Battle lines over Obama consumer agency
Plan to set up watchdog is first battle in long road to regulatory reform. Industry steps up efforts in opposition as administration releases legislation.
WASHINGTON (CNNMoney.com) -- In the debate over how to prevent the next financial crisis, the first fight has already erupted -- and it's over a proposal to create a new agency to protect consumers.
On Tuesday, the Treasury Department sent to Congress a 150-page draft of a bill with new details about its plan for a regulator for mortgages, credit cards and other financial products. The Consumer Financial Protection Agency would be run by a presidentially-appointed, five-member board and wield subpoena power and wide-ranging investigative clout.
The proposal has the support of consumer groups and populist fervor at its back.
When it was proposed by President Obama earlier this month, Senate Banking Committee Chairman Chris Dodd, D-Conn., very publicly asked industry groups, such as the U.S. Chamber of Commerce, that were blasting the idea: "What planet are you living on?"
However, as a House panel last week started to look at the best ways to create such an agency, the questioning from lawmakers of both parties suggested that establishing the agency won't be an easy slam dunk for White House.
Top Republicans are criticizing the proposal as more bureaucracy, saying that regulators failed to enforce current rules. And a few Democrats voiced concerns about the kinds of powers the regulator should get.
"I think there's a high probability that this ends up going into law, but the fights will be over how it's being done, who's being covered and how wide the net should be cast," said Douglas Elliott, an economist and former investment banker at the Brookings Institution in Washington.
Obama had already announced that the new agency would be tasked with making it easier for consumers to understand mortgages, credit cards and other financial products.
One of its jobs would be to enforce a set of recently enacted credit card protections aimed at preventing banks and card-issuers from hiking fees and interest rates, according to the legislation released Tuesday.
The bill also proposes an even broader swath of industry players that could fall under the regulator's realm.
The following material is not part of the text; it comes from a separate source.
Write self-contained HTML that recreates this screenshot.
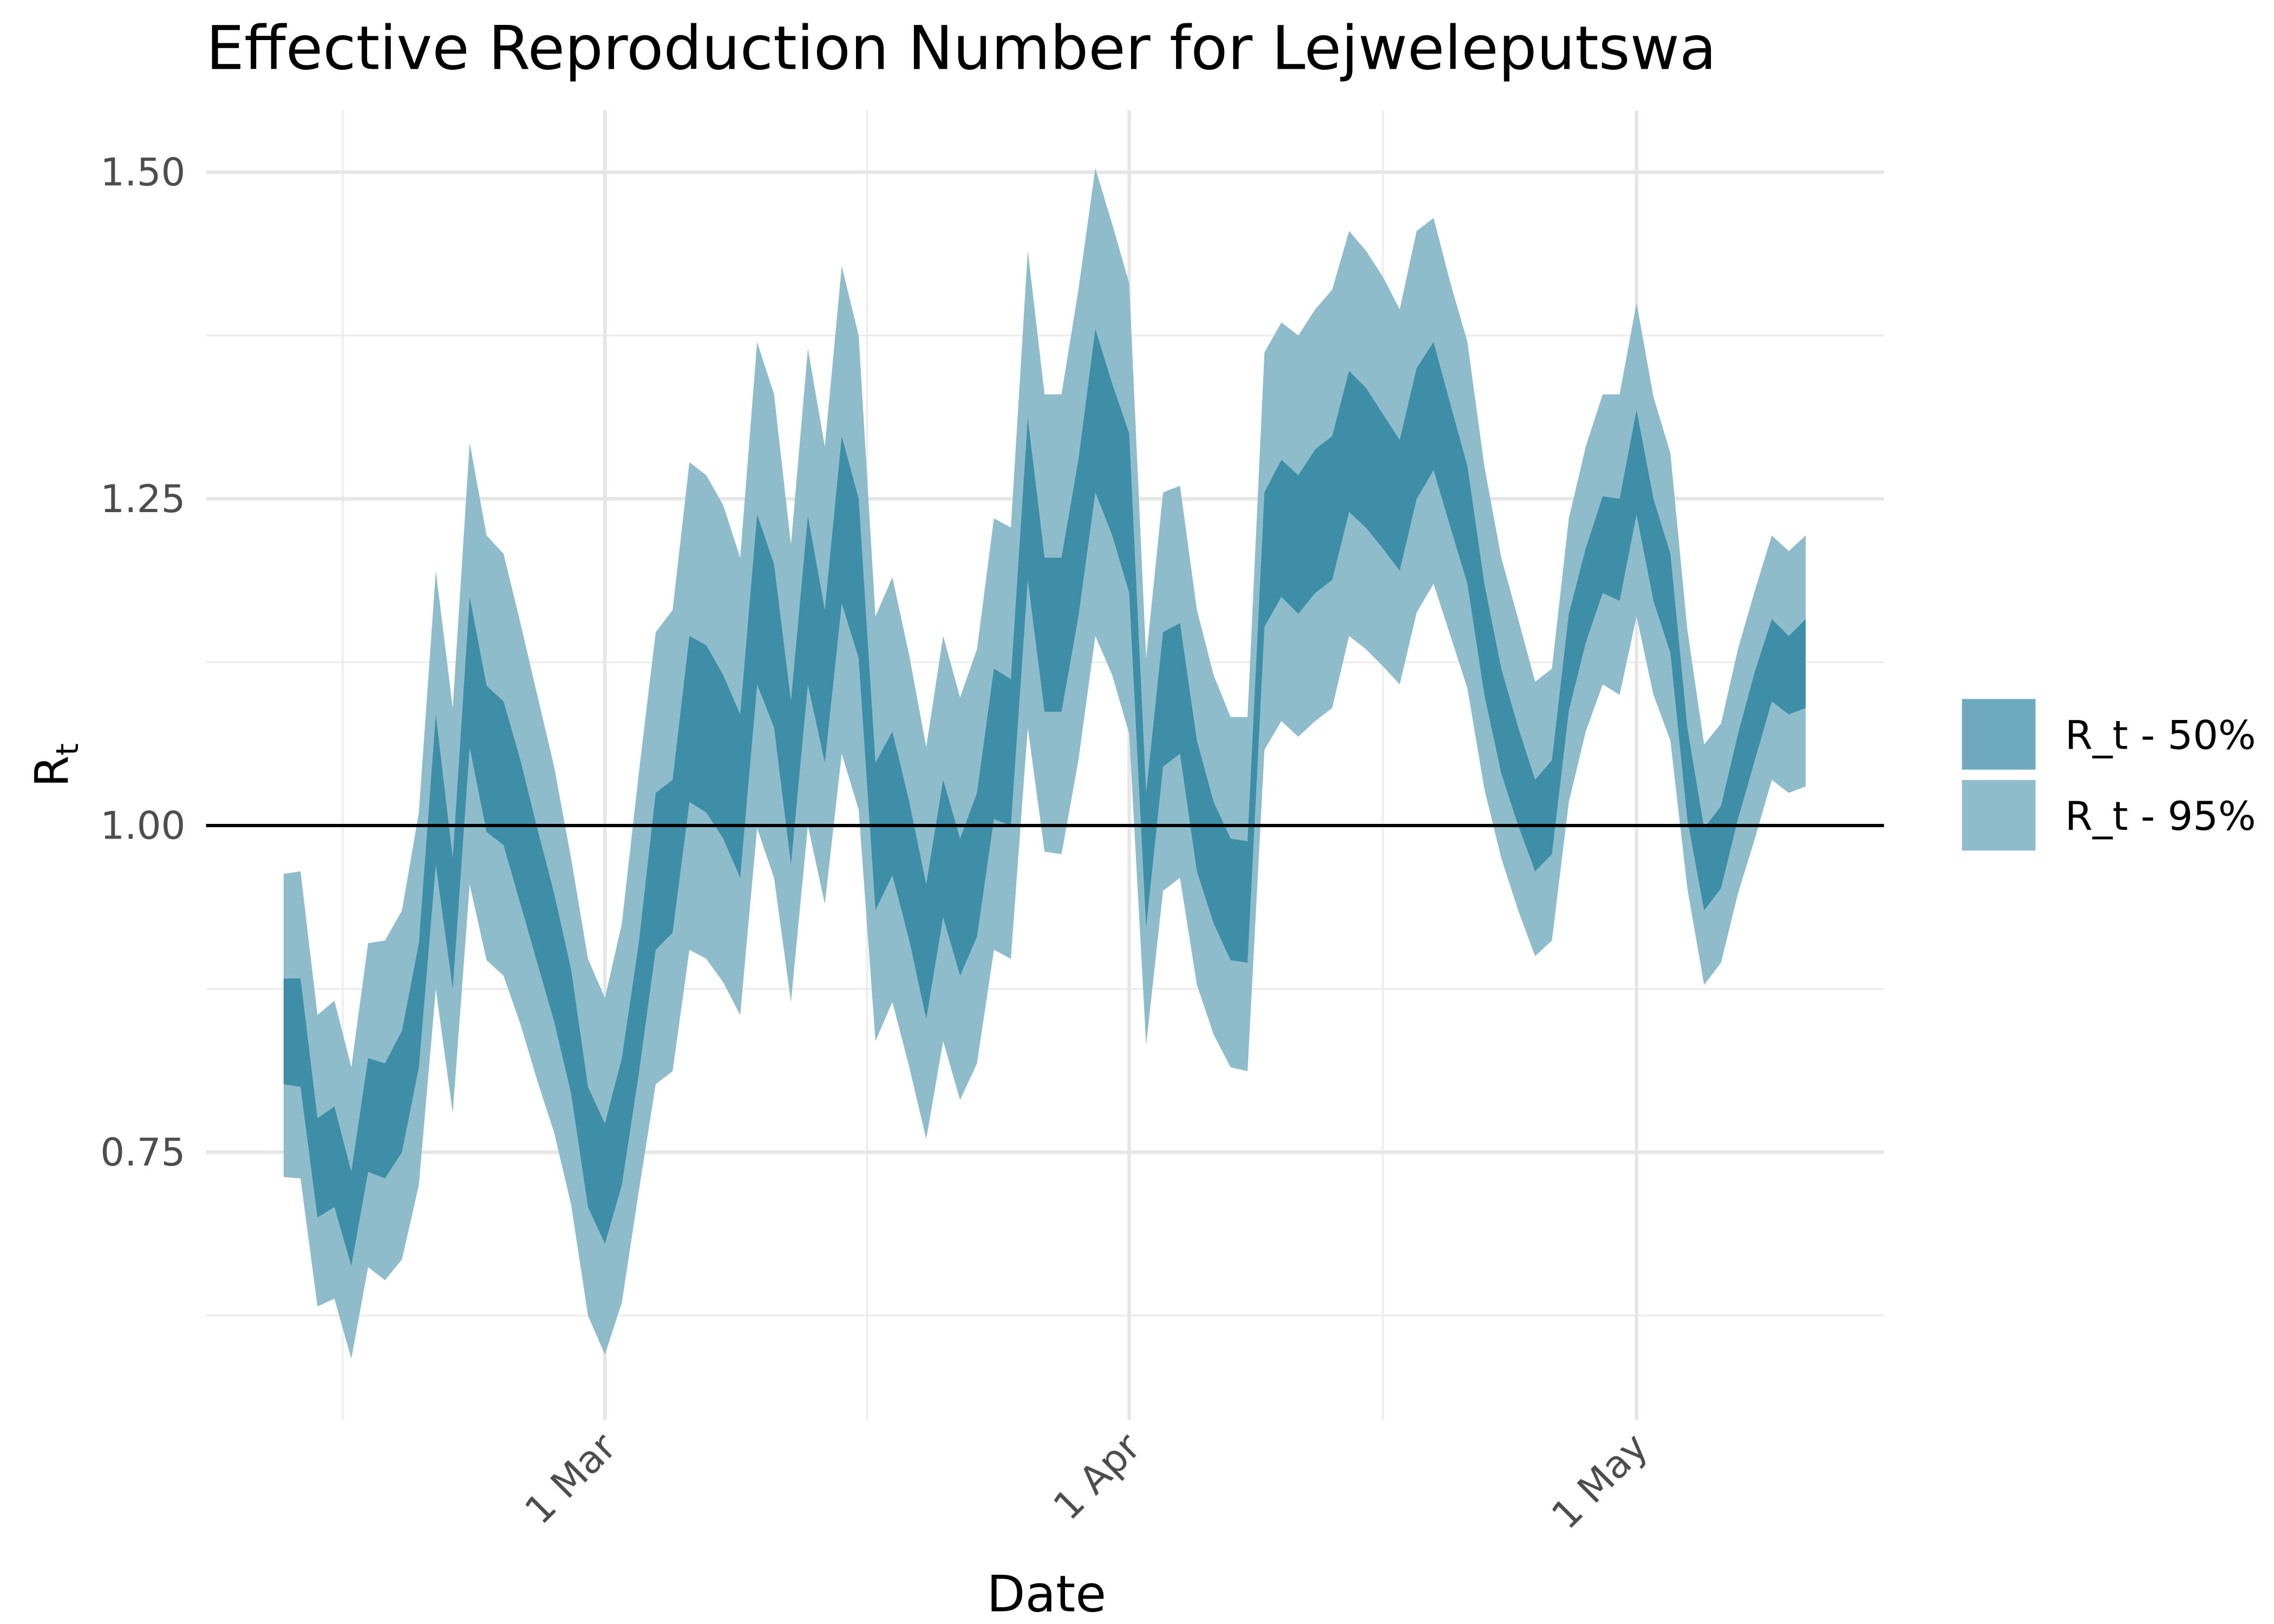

These include title insurers, payday lenders and some smaller investment advisers not already registered with other regulators.
Also, the bill suggests that the agency would be paid for through fees levied on the companies it regulates as well as congressional appropriations. But that means industries would have to dig into their pockets.
One powerful lobbying group, the Financial Services Roundtable, which represents big banks, came out swinging.
The proposed regulator "would actually harm consumers by increasing the cost of financial products, and reducing the availability of credit and consumer choices," Steve Bartlett, the group's chief executive, said in a statement Tuesday.
For their part, Treasury officials sounded confident that opposition by banks will be a tough sell.
"That's a very hard argument for a bank to make: that the status quo was protective enough," Michael Barr, an assistant Treasury secretary, told reporters Tuesday. "I don't envy them that position to have to argue."
Yet lawmakers are likely to scrutinize the Obama proposal.
The House Financial Services Committee last week heard from a panel of experts, including Elizabeth Warren, a Harvard University Law professor considered the author of the idea for the new agency.
Republicans openly blasted the idea.
"What's troubling is that ... a panel of consumer experts couldn't even agree amongst themselves what financial products rose to the level of being anti-consumer," Rep. Jeb Hensarling, R-Texas, said in a statement Tuesday. "How then, do they propose to come to a consensus on what to regulate in the open market?"
However, there will be some differences of opinions among Democrats, as well.
House Financial Services Chairman Barney Frank, D-Mass., suggested that he agreed with consumer advocates who don't like the proposal's plan to give the the new regulator power to enforce the Community Reinvestment Act, which pushes banks to make loans to low-income households.
And Rep. Brad Sherman, D-Calif., warned last week that he was concerned that Congress would cede some of its consumer law-making power to the executive branch if it established the agency.
"Is the goal here to create a law enforcement executive branch agency, or to create a law making agency that would decide all the issues that I spent 13 years on this committee arguing about?" Sherman asked on Thursday.